• _What needs to be done_
Lines from the one containing "Give me the TikZ source for this diagram." to the one containing "[meaning] (yb text)", both lines included, are to be extracted exactly from the data below; pictures are excluded.

• _Material for the task_
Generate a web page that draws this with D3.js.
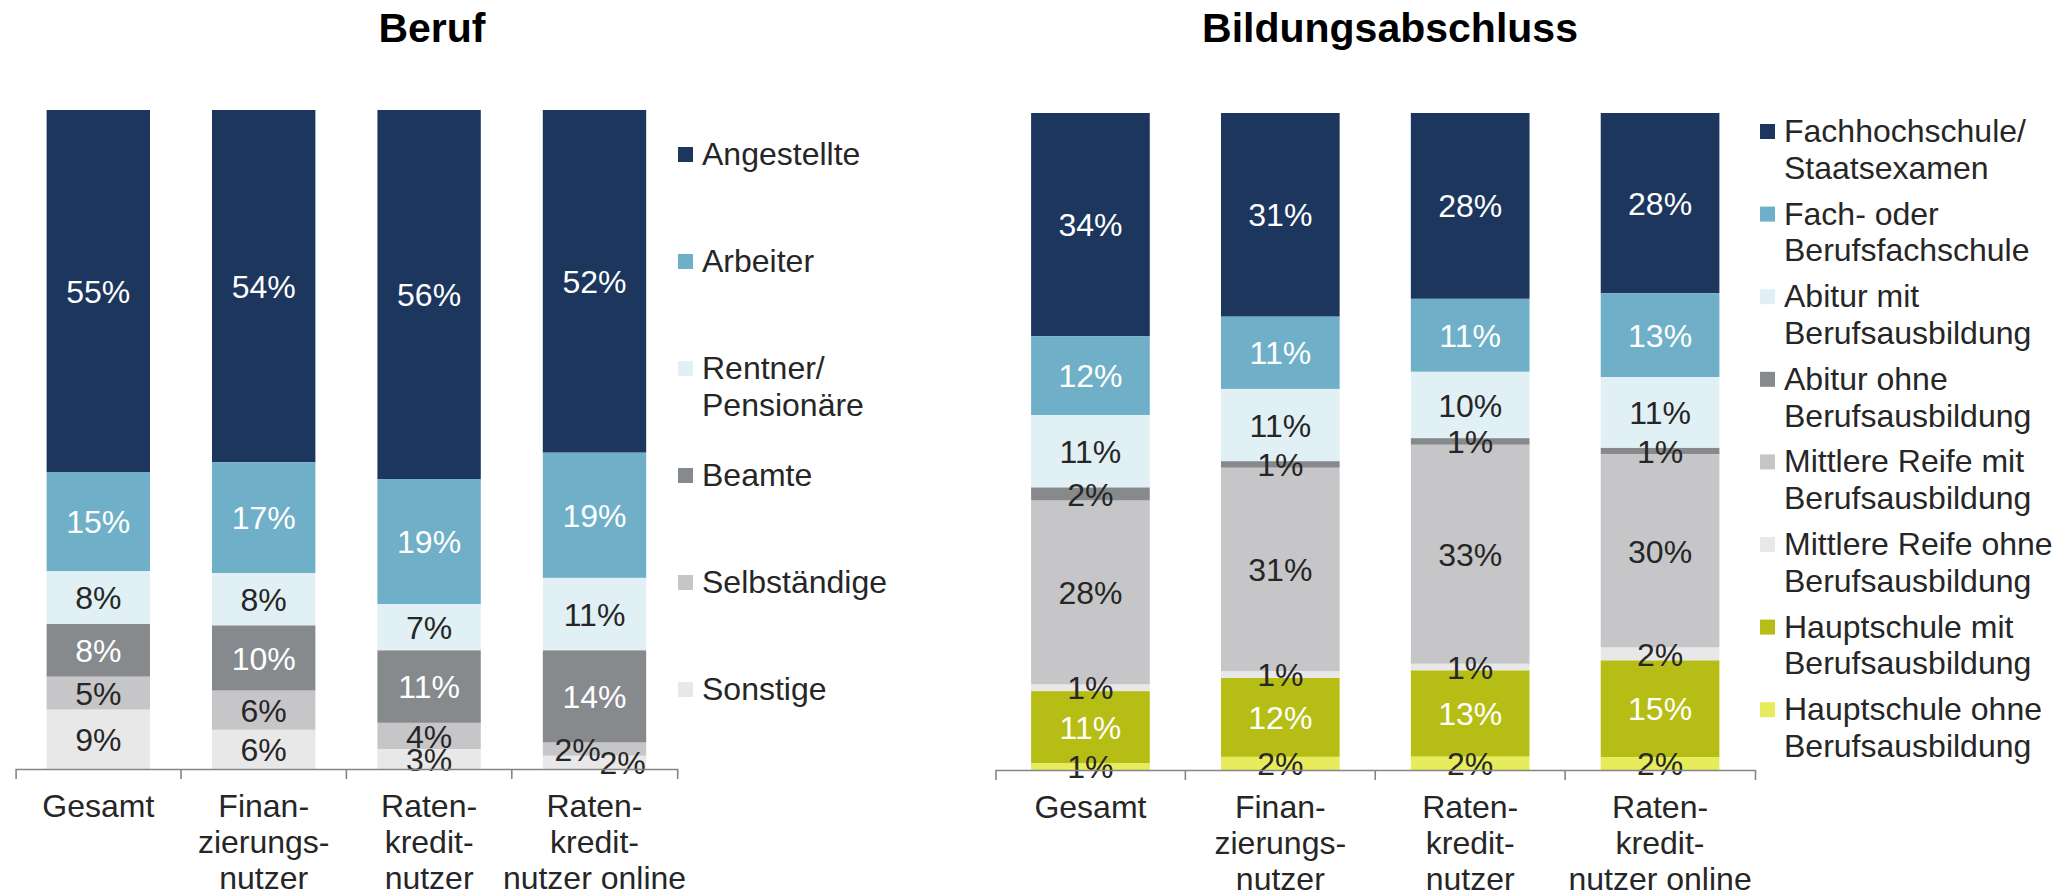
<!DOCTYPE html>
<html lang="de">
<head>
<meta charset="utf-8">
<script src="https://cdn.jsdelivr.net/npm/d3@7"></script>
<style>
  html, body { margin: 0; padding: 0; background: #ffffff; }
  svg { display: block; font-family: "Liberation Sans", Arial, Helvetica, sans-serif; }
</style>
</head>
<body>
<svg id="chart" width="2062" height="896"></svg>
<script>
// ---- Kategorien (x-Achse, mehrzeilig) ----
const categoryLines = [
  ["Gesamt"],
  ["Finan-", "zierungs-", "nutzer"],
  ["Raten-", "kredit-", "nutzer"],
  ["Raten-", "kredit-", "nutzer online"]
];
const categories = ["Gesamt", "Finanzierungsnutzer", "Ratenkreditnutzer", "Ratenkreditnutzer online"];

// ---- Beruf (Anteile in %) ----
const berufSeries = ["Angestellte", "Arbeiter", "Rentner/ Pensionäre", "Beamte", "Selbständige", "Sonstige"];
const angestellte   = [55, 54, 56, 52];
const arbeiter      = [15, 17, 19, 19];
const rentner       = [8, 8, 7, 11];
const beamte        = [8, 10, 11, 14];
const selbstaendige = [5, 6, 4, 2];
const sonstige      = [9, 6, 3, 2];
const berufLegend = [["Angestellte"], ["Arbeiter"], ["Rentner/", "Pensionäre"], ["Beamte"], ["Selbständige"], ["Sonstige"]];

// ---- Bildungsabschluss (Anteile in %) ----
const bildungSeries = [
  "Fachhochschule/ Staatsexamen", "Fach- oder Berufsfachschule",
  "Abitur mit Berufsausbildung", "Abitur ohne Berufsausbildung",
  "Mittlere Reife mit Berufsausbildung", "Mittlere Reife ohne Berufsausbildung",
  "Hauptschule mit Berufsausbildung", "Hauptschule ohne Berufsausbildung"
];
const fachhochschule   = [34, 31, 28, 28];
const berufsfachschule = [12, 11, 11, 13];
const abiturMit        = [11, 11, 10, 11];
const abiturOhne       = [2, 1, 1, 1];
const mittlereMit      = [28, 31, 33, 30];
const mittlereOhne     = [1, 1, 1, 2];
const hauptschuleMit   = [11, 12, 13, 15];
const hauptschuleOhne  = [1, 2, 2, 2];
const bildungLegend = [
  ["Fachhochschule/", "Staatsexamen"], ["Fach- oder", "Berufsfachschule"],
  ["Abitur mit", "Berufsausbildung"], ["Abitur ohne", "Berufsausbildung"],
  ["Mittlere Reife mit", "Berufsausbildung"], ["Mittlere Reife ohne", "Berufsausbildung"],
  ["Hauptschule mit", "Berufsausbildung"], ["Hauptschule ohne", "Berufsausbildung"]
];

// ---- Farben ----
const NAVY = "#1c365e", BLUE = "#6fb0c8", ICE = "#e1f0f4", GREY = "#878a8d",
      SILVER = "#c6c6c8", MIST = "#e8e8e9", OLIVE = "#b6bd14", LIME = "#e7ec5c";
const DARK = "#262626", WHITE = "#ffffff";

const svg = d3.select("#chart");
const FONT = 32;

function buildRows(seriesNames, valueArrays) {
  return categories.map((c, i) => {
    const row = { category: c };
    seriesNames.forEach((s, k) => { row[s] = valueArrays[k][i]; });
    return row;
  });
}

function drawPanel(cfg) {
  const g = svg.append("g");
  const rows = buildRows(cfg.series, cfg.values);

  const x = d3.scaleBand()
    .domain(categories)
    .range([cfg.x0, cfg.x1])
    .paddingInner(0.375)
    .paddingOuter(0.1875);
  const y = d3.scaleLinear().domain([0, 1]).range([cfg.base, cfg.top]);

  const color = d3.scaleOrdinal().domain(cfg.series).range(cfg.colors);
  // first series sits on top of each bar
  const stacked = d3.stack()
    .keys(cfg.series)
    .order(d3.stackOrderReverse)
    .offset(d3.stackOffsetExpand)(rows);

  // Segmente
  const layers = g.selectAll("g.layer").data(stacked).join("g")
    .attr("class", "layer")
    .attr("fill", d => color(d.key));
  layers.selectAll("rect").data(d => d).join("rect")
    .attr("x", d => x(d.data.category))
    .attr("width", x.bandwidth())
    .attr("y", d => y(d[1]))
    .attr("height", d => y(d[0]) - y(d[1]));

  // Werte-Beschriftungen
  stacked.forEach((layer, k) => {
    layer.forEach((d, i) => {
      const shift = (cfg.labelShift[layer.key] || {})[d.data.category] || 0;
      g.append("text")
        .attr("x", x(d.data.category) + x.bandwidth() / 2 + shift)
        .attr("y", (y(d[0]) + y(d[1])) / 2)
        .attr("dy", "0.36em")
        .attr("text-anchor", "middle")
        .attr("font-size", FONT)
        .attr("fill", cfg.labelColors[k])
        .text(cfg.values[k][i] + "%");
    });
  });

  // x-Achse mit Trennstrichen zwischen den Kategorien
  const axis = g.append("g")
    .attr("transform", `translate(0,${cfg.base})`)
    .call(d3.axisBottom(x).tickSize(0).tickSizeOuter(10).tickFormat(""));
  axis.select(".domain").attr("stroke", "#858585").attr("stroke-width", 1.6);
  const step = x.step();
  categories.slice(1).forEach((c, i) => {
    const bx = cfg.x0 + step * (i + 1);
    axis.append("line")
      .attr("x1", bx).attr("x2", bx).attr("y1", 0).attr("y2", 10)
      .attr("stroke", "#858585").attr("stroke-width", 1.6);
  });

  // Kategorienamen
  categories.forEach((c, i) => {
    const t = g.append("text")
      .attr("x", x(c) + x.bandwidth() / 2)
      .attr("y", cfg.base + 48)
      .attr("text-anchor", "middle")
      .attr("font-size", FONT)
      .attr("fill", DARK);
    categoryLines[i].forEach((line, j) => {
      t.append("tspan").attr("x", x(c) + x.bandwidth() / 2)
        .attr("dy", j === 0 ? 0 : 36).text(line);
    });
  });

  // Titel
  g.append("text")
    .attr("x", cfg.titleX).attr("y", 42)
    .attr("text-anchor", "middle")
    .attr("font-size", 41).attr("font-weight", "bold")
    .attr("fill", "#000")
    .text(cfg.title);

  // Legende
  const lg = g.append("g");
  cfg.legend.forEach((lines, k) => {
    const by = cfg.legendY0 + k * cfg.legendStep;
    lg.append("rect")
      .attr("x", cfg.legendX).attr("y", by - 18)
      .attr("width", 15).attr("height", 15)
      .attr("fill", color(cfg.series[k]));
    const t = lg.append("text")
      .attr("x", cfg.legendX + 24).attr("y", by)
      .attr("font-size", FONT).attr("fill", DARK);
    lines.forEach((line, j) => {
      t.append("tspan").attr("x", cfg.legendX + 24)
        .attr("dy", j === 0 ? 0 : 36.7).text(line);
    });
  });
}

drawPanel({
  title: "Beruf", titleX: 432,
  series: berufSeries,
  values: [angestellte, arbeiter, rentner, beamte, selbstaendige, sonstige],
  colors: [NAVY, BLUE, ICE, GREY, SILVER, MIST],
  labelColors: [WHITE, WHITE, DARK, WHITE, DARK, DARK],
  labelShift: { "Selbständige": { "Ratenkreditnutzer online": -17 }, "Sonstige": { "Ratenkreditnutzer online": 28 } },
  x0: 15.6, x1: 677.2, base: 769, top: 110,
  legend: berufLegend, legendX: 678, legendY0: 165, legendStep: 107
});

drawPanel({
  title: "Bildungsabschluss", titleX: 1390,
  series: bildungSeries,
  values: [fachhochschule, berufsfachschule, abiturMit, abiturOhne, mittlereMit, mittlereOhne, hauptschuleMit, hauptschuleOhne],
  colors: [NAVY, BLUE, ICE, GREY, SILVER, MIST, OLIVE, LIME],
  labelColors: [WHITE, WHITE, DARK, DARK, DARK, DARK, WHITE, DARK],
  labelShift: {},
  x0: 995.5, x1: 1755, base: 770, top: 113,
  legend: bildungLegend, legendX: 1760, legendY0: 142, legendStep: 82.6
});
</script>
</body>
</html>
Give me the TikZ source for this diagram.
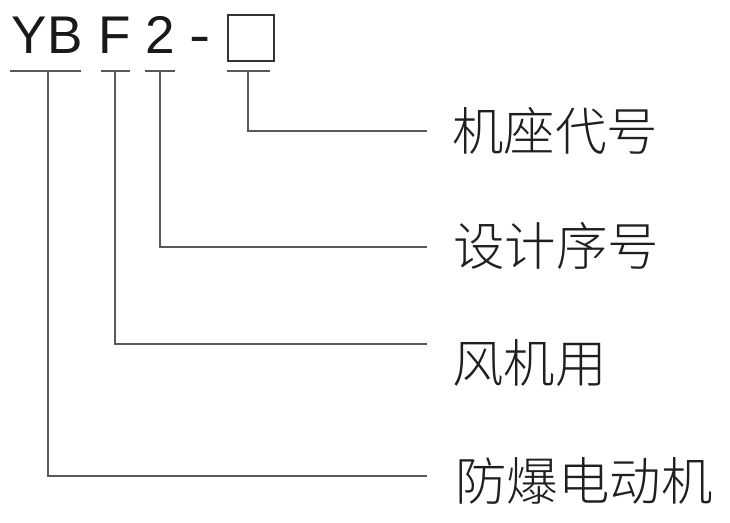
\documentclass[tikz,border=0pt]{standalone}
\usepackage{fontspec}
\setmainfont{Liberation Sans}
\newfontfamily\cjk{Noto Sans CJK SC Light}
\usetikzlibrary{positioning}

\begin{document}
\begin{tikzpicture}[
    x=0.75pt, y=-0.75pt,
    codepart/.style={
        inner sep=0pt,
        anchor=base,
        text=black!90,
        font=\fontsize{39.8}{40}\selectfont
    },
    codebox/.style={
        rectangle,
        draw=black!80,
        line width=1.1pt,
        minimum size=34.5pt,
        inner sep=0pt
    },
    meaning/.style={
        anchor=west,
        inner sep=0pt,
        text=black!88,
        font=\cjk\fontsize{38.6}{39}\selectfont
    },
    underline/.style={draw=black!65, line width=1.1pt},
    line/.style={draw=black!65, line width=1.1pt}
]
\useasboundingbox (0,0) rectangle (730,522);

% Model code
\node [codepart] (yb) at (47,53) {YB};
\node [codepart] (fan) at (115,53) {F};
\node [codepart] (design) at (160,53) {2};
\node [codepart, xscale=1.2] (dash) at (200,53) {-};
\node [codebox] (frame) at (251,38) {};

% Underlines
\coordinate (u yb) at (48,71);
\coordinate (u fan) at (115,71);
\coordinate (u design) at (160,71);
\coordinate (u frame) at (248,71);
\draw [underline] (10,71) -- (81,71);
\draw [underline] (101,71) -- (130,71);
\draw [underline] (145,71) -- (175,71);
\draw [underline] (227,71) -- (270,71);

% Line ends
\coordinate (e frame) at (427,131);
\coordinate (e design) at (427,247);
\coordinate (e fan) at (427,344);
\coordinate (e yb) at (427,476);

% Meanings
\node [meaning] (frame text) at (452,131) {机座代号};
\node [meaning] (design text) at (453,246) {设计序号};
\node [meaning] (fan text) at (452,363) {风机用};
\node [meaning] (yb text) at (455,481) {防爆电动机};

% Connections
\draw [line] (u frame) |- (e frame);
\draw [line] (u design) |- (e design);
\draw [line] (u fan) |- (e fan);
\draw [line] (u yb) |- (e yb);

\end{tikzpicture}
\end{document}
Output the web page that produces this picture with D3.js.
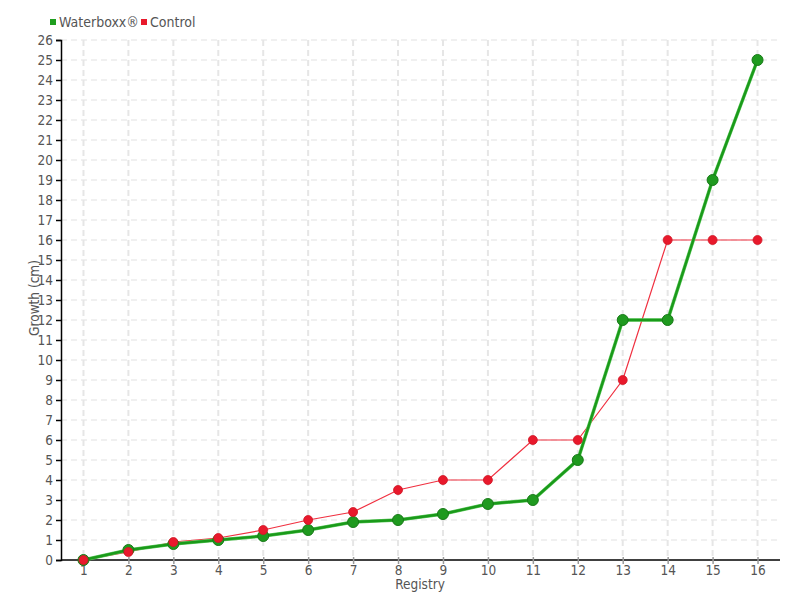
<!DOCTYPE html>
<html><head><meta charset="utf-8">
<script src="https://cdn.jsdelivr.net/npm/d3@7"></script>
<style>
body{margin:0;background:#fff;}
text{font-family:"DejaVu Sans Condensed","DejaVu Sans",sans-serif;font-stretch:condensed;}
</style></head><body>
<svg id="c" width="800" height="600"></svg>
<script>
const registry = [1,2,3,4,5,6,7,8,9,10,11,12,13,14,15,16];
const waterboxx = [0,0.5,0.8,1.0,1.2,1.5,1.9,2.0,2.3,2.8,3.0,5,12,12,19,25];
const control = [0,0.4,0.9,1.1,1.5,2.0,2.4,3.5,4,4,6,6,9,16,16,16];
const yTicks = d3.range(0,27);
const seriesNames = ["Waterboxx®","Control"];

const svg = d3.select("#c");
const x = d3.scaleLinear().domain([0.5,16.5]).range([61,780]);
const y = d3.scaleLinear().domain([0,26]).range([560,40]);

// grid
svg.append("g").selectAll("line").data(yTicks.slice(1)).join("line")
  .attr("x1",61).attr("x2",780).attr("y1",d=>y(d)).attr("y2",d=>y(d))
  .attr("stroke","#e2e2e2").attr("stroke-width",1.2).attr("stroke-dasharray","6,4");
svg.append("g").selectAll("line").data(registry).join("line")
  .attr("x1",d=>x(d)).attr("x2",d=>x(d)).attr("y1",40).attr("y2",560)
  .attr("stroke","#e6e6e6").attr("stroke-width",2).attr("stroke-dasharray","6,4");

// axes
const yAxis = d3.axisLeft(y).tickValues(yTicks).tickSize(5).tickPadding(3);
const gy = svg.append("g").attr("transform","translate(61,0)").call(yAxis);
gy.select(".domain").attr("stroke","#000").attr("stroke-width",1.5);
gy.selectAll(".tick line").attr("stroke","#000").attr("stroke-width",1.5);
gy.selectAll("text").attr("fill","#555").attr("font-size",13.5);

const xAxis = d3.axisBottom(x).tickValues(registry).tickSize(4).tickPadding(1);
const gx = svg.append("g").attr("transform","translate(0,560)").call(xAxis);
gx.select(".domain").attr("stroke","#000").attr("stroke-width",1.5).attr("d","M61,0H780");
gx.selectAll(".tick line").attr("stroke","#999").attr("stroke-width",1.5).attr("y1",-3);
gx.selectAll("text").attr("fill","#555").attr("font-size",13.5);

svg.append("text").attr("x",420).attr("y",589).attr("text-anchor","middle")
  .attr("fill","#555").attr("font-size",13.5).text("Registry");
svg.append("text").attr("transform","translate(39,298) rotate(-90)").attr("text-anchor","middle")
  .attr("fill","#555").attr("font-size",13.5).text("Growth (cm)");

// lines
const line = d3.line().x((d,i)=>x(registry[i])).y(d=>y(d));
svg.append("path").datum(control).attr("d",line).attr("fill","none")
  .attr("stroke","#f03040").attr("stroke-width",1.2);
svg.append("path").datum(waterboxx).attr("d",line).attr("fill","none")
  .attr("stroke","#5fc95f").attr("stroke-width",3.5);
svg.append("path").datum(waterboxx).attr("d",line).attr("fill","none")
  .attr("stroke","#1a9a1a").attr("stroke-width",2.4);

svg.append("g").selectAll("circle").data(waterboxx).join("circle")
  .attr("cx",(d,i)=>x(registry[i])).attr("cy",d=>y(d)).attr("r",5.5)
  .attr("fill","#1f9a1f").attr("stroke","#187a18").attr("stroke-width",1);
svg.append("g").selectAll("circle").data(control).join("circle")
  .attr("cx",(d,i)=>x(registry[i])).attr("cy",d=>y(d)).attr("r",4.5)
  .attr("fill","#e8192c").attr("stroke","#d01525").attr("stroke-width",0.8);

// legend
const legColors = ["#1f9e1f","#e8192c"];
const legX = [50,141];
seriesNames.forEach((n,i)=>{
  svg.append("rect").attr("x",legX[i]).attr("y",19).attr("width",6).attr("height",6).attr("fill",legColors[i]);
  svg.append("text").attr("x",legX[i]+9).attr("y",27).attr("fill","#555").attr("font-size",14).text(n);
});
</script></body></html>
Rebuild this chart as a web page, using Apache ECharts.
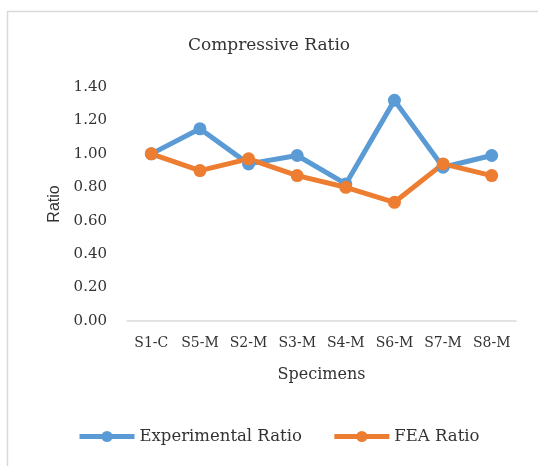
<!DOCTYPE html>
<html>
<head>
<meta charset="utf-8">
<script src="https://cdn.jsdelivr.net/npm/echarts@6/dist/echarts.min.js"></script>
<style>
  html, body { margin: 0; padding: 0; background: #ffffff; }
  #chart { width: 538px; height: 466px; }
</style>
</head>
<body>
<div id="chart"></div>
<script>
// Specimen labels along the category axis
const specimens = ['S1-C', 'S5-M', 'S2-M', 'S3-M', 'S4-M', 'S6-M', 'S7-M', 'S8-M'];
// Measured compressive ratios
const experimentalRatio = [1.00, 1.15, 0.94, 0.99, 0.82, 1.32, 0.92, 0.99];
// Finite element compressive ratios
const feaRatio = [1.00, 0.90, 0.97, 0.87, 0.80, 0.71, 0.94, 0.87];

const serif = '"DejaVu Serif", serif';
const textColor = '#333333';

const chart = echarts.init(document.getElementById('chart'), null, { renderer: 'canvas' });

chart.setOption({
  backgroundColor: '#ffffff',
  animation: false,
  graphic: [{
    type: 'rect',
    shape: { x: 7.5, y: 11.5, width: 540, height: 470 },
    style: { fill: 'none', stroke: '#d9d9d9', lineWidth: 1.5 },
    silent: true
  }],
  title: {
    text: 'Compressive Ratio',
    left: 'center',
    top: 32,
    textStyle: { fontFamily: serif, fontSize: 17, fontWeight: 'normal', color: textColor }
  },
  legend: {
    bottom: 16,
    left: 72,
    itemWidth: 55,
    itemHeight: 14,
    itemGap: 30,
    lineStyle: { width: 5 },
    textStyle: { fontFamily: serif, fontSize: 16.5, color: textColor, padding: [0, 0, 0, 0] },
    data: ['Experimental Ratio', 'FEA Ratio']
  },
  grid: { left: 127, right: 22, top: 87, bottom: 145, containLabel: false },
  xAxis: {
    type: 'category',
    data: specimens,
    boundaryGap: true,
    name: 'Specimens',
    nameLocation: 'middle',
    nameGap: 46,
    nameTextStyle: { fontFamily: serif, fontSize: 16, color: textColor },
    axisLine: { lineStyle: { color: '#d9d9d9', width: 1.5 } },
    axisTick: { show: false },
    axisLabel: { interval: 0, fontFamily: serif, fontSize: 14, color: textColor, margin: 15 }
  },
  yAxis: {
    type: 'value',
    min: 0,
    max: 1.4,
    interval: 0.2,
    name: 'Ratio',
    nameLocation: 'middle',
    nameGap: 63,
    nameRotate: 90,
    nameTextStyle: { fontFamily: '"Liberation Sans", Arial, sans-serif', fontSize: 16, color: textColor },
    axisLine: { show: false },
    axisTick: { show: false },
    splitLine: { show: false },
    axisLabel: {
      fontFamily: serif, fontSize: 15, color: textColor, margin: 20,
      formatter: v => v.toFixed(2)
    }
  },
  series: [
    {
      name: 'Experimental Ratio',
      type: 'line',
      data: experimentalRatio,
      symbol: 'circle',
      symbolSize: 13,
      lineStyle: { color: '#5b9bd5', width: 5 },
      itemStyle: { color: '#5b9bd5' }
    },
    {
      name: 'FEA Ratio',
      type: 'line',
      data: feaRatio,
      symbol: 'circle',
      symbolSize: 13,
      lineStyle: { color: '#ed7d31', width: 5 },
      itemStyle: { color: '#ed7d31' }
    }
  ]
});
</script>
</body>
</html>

• _Problem solution_
Give me the TikZ source for this diagram.
\documentclass[tikz,border=0pt]{standalone}
\usepackage{fontspec}
\setmainfont{Liberation Sans}
\newfontfamily\cjk{Noto Sans CJK SC Light}
\usetikzlibrary{positioning}

\begin{document}
\begin{tikzpicture}[
    x=0.75pt, y=-0.75pt,
    codepart/.style={
        inner sep=0pt,
        anchor=base,
        text=black!90,
        font=\fontsize{39.8}{40}\selectfont
    },
    codebox/.style={
        rectangle,
        draw=black!80,
        line width=1.1pt,
        minimum size=34.5pt,
        inner sep=0pt
    },
    meaning/.style={
        anchor=west,
        inner sep=0pt,
        text=black!88,
        font=\cjk\fontsize{38.6}{39}\selectfont
    },
    underline/.style={draw=black!65, line width=1.1pt},
    line/.style={draw=black!65, line width=1.1pt}
]
\useasboundingbox (0,0) rectangle (730,522);

% Model code
\node [codepart] (yb) at (47,53) {YB};
\node [codepart] (fan) at (115,53) {F};
\node [codepart] (design) at (160,53) {2};
\node [codepart, xscale=1.2] (dash) at (200,53) {-};
\node [codebox] (frame) at (251,38) {};

% Underlines
\coordinate (u yb) at (48,71);
\coordinate (u fan) at (115,71);
\coordinate (u design) at (160,71);
\coordinate (u frame) at (248,71);
\draw [underline] (10,71) -- (81,71);
\draw [underline] (101,71) -- (130,71);
\draw [underline] (145,71) -- (175,71);
\draw [underline] (227,71) -- (270,71);

% Line ends
\coordinate (e frame) at (427,131);
\coordinate (e design) at (427,247);
\coordinate (e fan) at (427,344);
\coordinate (e yb) at (427,476);

% Meanings
\node [meaning] (frame text) at (452,131) {机座代号};
\node [meaning] (design text) at (453,246) {设计序号};
\node [meaning] (fan text) at (452,363) {风机用};
\node [meaning] (yb text) at (455,481) {防爆电动机};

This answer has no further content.